Crunch time for crypto

If you thought things couldn’t get worse for the crypto world, think again. 

Driving the news: Developing stories around alleged misconduct, fraud, and criminal activity in the crypto space continue to fill the headlines, serving up enough reputational damage to erode whatever trust the public has left in the sector.

  • Sam Bankman-Fried, the disgraced CEO of FTX, will testify at the US Congressional House Committee on Financial Services today, where lawmakers will grill him on how he lost billions in customer assets.
  • FTX’s current CEO, John Ray, will also testifying and will (according to his prepared remarks) place the blame for the company’s failure squarely on SBF and his top lieutenants.
  • Meanwhile, the US Department of Justice is investigating Binance, the world’s largest cryptocurrency exchange, over reports that it processed more than $10 billion in illegal payments this year. 

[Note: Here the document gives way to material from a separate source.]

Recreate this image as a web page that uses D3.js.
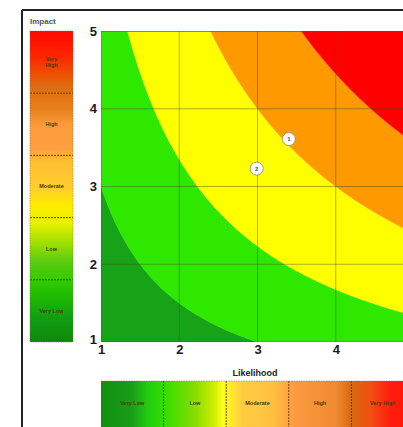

Why it matters: The growing number of scandals (not to mention criminal investigations) in the crypto space has investors fleeing for the lifeboats with whatever assets they have left — last month saw the largest outflows of Bitcoin on record from centralized crypto exchanges.

Even crypto businesses that seem to be the most stable are getting walloped: Coinbase, which is publicly traded and regulated by the Securities Exchange Commission, could see its bond rating downgraded due to deteriorating market conditions, per the Financial Times.

Bottom line: The days of Tom Brady and Matt Damon starring in crypto Super Bowl ads earlier this year feel like a world away—we’re now deep into a brutal crypto winter.